(JTA) — Mark Zuckerberg hasn’t changed his tune about Facebook’s stance on the spread of hate on the social media platform.
That’s what the heads of several civil rights groups, including the Anti-Defamation League, said following a meeting Tuesday with Zuckerberg and other Facebook executives to discuss the demands of the advertisers that joined the #StopHateForProfit movement.
“It was abundantly clear in our meeting today that Mark Zuckerberg and the Facebook team is not yet ready to address the vitriolic hate on their platform,” read a statement issued by the leaders after the meeting. “Zuckerberg offered the same old defense of white supremacist, antisemitic, Islamophobic and other hateful groups on Facebook that the Stop Hate For Profit Coalitions, advertisers and society at large have heard too many times before.”

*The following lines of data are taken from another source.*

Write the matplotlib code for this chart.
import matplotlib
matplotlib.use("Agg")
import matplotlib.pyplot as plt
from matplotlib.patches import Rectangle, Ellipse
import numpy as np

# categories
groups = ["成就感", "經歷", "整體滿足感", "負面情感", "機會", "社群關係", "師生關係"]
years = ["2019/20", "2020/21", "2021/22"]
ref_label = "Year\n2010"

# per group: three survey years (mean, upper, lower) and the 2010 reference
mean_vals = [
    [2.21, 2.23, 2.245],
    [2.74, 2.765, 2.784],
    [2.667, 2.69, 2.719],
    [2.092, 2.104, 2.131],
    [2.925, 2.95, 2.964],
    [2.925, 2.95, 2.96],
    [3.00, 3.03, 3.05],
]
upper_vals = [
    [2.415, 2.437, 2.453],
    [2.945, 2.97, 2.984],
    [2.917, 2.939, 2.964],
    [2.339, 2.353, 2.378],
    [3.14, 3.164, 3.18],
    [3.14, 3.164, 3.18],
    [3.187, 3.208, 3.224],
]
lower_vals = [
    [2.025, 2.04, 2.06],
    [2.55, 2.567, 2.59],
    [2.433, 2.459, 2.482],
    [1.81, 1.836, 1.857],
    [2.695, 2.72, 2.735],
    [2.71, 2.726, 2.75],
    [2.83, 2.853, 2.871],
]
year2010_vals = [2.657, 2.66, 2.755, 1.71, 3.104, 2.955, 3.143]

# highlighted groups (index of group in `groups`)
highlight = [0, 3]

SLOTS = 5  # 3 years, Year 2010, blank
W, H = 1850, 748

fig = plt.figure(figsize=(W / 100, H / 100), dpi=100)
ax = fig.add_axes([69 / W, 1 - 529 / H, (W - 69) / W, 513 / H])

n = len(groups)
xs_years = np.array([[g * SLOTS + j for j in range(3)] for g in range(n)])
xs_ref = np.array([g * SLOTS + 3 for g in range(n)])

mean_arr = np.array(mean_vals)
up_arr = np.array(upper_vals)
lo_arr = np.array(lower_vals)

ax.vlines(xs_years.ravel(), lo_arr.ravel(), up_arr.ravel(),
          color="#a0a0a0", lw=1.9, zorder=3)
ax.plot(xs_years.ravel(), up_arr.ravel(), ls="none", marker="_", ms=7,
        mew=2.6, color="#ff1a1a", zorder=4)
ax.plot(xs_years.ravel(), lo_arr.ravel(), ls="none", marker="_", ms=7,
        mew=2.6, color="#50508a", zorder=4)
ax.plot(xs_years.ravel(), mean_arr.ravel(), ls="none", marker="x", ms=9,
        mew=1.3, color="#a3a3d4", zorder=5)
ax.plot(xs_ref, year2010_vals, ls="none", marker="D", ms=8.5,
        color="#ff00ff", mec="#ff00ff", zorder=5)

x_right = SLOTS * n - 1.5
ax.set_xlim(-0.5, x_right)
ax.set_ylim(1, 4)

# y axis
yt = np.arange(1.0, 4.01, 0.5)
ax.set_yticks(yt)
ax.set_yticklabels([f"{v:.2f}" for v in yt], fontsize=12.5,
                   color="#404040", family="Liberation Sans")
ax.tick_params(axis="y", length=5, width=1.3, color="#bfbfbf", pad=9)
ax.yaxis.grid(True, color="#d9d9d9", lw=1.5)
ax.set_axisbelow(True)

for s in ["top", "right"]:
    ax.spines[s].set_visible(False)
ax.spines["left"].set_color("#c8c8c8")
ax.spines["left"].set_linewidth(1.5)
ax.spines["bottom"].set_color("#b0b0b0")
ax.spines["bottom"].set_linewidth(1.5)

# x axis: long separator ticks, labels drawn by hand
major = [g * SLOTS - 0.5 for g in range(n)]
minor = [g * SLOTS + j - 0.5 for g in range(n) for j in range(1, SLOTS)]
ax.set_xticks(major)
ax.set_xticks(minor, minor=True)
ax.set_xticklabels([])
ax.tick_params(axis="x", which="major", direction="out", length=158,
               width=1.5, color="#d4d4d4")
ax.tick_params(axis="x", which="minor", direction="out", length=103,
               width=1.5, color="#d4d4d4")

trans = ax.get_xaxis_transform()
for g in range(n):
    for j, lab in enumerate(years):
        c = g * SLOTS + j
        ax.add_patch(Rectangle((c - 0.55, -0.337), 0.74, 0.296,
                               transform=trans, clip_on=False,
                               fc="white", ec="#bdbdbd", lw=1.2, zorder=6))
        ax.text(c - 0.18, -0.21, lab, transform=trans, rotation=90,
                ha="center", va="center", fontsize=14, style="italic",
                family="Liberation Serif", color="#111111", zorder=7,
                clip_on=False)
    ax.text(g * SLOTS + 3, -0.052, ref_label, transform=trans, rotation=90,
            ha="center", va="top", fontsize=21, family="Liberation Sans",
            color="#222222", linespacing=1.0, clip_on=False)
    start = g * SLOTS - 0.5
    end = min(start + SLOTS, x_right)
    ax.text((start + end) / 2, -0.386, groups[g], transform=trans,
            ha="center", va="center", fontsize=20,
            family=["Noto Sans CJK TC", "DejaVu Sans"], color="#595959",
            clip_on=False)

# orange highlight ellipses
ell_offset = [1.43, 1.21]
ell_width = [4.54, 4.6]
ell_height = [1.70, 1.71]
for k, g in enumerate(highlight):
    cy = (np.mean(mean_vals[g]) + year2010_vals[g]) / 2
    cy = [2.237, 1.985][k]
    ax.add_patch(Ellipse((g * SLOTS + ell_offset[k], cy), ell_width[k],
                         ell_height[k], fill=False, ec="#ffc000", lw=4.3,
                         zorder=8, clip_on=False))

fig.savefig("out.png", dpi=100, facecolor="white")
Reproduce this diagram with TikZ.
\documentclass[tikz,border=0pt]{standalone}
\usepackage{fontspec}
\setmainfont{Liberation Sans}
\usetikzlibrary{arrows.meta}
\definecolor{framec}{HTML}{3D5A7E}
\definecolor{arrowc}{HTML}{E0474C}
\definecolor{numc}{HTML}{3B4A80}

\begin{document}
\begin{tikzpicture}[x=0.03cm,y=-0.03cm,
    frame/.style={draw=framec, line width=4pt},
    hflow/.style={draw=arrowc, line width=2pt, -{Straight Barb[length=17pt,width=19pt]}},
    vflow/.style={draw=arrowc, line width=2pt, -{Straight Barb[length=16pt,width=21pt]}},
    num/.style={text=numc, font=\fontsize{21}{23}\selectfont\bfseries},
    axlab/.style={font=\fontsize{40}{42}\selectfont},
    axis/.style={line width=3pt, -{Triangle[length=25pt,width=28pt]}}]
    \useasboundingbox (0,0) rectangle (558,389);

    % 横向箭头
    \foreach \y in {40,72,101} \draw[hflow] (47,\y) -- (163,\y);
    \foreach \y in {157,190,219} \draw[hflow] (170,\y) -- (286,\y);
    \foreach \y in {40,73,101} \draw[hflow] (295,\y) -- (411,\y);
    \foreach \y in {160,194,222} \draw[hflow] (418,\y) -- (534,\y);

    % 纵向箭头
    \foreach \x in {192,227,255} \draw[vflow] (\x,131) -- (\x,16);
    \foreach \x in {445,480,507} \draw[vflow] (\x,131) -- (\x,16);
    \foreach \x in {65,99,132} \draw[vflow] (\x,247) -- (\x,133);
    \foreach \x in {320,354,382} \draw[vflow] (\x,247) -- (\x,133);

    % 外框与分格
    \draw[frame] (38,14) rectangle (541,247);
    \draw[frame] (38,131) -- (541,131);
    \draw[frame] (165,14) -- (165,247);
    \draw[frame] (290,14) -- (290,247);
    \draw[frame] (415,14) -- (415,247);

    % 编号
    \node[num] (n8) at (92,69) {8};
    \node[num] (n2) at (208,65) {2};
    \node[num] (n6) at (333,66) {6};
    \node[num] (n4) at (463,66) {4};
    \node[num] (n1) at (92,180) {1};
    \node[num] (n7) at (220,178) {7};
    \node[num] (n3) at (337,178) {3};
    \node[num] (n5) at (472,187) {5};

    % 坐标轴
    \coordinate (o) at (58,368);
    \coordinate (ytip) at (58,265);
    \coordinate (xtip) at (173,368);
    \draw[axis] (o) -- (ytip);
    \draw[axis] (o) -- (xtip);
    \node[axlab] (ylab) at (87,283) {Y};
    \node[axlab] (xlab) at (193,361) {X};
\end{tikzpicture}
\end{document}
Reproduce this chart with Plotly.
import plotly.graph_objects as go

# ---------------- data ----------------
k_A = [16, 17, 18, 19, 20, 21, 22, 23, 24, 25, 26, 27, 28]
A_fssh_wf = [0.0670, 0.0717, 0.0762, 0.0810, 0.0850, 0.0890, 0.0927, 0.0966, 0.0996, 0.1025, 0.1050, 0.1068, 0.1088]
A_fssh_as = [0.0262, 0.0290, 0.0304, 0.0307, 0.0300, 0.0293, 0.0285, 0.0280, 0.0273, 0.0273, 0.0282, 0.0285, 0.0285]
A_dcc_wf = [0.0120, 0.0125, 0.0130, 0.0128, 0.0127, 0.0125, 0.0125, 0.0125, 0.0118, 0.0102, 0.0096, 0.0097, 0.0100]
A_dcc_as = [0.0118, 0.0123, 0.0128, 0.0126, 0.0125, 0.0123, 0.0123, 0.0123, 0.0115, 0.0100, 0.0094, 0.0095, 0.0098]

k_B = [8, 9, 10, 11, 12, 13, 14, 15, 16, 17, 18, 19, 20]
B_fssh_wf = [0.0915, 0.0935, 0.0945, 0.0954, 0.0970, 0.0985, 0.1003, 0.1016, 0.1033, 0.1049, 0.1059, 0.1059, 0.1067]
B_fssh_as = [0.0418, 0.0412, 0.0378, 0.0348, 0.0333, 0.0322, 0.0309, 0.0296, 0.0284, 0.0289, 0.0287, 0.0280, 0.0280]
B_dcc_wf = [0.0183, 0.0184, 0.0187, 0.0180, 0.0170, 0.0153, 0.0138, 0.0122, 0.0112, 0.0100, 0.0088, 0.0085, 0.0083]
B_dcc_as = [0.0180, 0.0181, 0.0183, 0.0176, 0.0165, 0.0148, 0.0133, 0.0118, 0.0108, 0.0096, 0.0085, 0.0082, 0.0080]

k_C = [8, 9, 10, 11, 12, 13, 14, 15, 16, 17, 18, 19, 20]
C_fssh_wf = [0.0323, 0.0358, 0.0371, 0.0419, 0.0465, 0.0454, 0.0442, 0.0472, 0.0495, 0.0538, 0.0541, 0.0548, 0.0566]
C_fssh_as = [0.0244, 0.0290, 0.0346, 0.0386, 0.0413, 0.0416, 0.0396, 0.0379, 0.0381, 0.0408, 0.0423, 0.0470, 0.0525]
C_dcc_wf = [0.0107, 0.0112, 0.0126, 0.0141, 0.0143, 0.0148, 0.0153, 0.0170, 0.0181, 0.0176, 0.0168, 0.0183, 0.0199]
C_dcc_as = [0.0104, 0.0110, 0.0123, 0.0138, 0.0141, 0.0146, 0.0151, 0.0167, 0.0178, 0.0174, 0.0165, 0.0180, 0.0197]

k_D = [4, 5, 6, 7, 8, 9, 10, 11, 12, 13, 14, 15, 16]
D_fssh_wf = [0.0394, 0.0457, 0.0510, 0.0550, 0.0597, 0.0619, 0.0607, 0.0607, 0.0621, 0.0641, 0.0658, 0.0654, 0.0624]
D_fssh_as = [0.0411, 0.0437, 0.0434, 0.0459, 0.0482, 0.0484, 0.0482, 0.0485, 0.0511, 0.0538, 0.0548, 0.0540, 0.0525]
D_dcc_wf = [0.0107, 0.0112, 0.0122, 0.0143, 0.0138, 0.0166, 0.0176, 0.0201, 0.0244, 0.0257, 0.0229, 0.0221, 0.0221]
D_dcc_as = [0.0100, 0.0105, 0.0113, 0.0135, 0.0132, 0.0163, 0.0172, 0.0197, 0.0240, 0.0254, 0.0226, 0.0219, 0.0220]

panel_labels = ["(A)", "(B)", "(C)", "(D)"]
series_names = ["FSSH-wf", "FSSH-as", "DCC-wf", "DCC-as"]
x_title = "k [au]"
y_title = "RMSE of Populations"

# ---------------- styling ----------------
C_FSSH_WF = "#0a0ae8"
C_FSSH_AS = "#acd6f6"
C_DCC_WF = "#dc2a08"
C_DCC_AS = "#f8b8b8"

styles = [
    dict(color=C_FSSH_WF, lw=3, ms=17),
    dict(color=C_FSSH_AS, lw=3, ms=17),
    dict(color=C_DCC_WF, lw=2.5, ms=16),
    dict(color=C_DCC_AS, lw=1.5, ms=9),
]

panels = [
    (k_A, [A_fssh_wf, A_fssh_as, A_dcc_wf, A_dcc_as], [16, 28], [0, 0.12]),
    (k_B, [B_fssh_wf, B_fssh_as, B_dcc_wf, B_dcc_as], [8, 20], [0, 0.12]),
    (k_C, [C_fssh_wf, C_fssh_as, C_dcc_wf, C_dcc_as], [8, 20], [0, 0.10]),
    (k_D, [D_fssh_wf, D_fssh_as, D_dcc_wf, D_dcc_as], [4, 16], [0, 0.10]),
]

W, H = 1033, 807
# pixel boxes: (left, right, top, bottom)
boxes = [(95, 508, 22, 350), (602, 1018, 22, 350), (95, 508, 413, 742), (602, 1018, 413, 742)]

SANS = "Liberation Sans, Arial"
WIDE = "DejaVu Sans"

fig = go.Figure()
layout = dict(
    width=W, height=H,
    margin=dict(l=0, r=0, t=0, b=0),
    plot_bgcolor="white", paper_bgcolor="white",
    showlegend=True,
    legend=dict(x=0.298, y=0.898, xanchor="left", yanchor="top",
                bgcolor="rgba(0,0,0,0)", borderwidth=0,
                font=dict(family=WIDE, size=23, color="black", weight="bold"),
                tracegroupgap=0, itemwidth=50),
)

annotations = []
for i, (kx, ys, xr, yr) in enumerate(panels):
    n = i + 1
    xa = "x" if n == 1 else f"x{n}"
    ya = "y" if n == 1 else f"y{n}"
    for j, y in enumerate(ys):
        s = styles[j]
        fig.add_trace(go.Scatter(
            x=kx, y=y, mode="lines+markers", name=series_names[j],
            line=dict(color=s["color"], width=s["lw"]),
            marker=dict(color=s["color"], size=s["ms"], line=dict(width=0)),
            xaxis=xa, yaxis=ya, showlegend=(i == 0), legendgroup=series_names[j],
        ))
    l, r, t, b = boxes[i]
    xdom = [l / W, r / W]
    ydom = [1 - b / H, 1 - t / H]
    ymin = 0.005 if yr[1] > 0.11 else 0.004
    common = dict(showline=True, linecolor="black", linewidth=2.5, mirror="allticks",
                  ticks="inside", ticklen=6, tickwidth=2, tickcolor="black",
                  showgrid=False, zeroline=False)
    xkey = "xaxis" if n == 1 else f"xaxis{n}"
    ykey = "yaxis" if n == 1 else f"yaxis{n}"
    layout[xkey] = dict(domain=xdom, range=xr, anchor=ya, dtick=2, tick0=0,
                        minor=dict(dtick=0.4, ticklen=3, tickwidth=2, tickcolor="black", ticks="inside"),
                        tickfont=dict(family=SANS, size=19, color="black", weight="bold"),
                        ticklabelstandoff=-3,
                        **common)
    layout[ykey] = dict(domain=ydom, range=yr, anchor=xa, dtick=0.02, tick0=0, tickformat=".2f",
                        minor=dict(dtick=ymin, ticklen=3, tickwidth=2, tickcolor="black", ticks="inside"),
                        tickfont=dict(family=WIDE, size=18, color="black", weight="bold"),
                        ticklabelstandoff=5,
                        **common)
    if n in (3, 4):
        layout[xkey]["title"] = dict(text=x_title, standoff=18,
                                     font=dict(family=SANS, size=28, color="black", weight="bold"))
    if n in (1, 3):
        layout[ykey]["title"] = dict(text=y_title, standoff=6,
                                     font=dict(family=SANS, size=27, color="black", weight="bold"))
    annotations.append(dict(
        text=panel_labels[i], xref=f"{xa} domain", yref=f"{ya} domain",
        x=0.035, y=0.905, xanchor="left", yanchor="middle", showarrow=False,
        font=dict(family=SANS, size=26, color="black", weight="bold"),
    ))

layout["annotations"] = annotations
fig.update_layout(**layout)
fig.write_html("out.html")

Dozens of Facebook’s largest advertisers are boycotting the platform this month, according to the movement. Among them are Starbucks, Hershey, Coca-Cola, Ben & Jerry’s, the North Face and Patagonia.
Led by the ADL, the groups launched the campaign to protest Facebook’s unwillingness to police hate speech or monitor posts for misinformation. The campaign has issued a list of 10 demands, including a permanent civil rights infrastructure, independent audits of identity-based hate and misinformation, and an internal mechanism to automatically flag hateful content in private groups for human review.
The Stop Hate for Profit leaders said the Facebook executives — COO Sheryl Sandberg and the chief product officer, Christopher Cox, joined Zuckerberg — only addressed one item on the list, and that it was unsatisfactory.
The leaders of the ADL, NAACP, Color of Change and Free Press were in the meeting.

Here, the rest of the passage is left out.